Friday, March 09, 2007

O gigante da Guanabara

Cada brasileiro, vivo ou morto já foi Flamengo por um instante, por um dia. O Flamengo tornou-se uma força da natureza; o Flamengo venta, chove, troveja, relampeja. Assim disse certa vez Nelson Rodrigues, o maior cronista esportivo de todos os tempos.

Assim foi. O Flamengo, mesmo que efemeramente, foi, acima de tudo, Flamengo. Foi uma força da natureza, uma tempestade de raça e bom futebol e, por isso, tornou-se o campeão da Guanabara. O Flamengo que alia garra, técnica e humildade, junção que tem sido mais rara nos últimos anos; entretanto, quando ela acontece, é fogo – e não o de General Severiano. A camisa pode jogar sozinha; se não jogar, tem a paixão da massa incansável a gritar nas arquibancadas e gerais, com ou sem cadeiras. Berrar, berrar, berrar. O gramado acolhia a mistura de seis Rondinellis, dois Zicos, um Evaristo de Macedo e um Domingos da Guia, tudo durante o primeiro - e fabuloso - terço da primeira etapa do match.

Disse aqui em linhas passadas que não chegou a constituir surpresa o Madureira ter vencido a partida de domingo. É um time bem armado, dentro de suas limitações. Tinha até ontem a melhor campanha do certame, e tinha vencido a Gávea com autoridade por duas vezes na temporada. Eis a questão. Como vencer o gigante Flamengo três vezes em três semanas?
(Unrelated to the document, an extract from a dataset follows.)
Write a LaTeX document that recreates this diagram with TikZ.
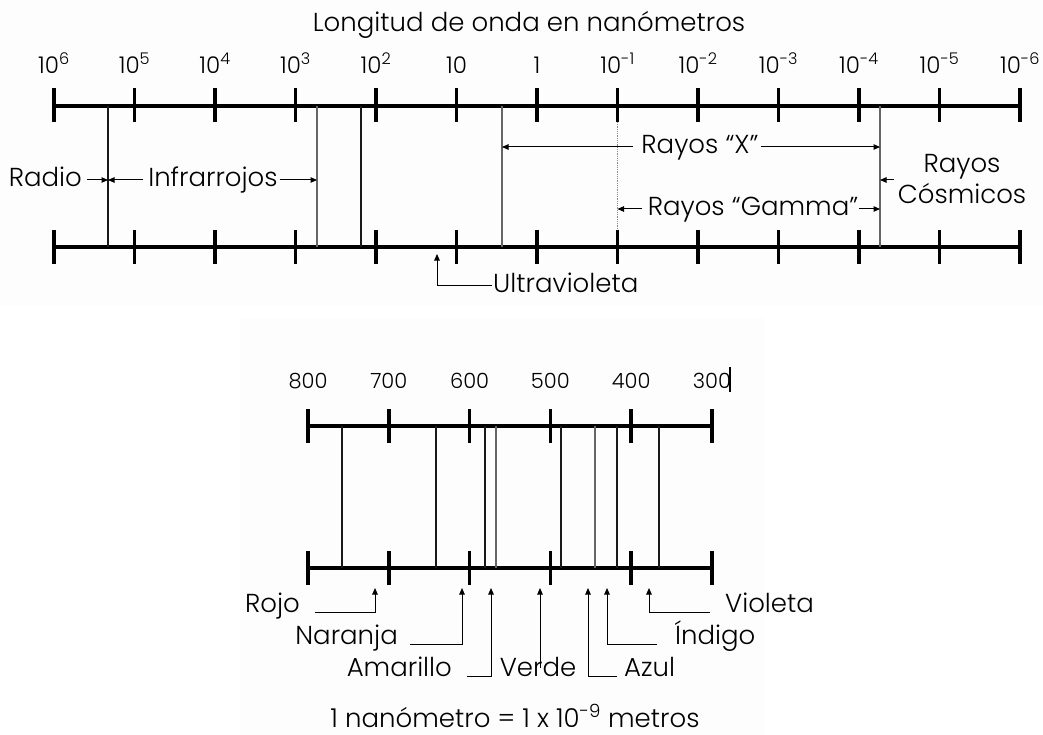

Mal o jogo começou, e o Flamengo se fez superior. Veio o gol de Souza, numa confusão na área, a cabeçada para o gol vazio e o zagueiro de Galvão tentando tirar a bola, sem sucesso. O Flamengo foi avassalador. Aconteceu um drama, como bem sabemos, que foi o empate dos amarelos logo em seguida, numa clamorosa falha de Claiton, peitando a bola para o meio d’área, e a conclusão rasteira do excelente zagueiro Léo Fortunato. Por dez segundos, o Maracanã silenciou e foi só. Dali em diante, Madureira chorou de dor.

A nova cabeçada de Souza, marcando vantagem, e a consolidação com Renato Augusto tocando para as redes, no ângulo, mostraram a força do Flamengo em quinze minutos de jogo. O Madureira, tão bem postado na competição, ficou atônito, feito um boxeur mais do que golpeado. Fortunato tinha sido apenas um bom jab com seu gol, nada mais.

Quero falar da maravilha que foi essa etapa de quinze minutos na partida, a mais eletrizante dentre muitos e muitos jogos, de muitos em muitos anos. O Madureira, mesmo ferido mortalmente, teve coragem e manteve-se de pé, na briga. Mas não havia o que fazer. Tirando a já citada - e infeliz – jogada de Claiton, o Flamengo foi perfeito, absoluto, implacável. Jogasse assim todas as partidas e ratificaria as palavras de Nelson a todo instante.

Quando passou o terremoto de gols e ataques, o Madureira fez substituições para evitar um desastre maior, mas pode-se dizer que a taça já tinha dono, sem petulância. E o jogo seguiu morno, banho-maria, até o fim do primeiro tempo. A Gávea ainda poderia ter feito o quarto gol, mas Renato desperdiçou.
O segundo tempo continuou morno, como os dois terços finais do primeiro. O jogo já estava decidido, a Guanabara já tinha seu campeão. As arquibancadas vemelhas e pretas, todas cobertas, davam o tom da festa, que ainda teve sua cereja de bolo a dez minutos do fim, com o pênalti convertido por Renato - infração registrada justamente sobre Claiton, que tinha sido o autor da pior jogada dos flamengos durante a partida.
A cidade foi tomada por festa, ruas cheias e sorrisos. Existe um campeão. Sabemos estar este time distante dos gigantescos esquadrões da história do Flamengo. Mas os quinze minutos iniciais do jogo de ontem fizeram com que muitos, emocionados, lembrassem-se de times idos, maravilhosos, que construíram as melhores páginas do clube de regatas que, hoje, é sinônimo de futebol.
Ressalto a absoluta galhardia dos de Madureira. Foram dignos, honestos, fizeram uma bela campanha. Que a derrota no jogo final não os faça esmorecer. Madureira chorou de dor? Sim. Mas amanhã há de ser outro dia. O campeonato recomeça. Domingo que vem já é hora da taça do Rio. E veremos quem será o grande oponente do rubro-negro, o gigante de ontem. Gigante da Guanabara.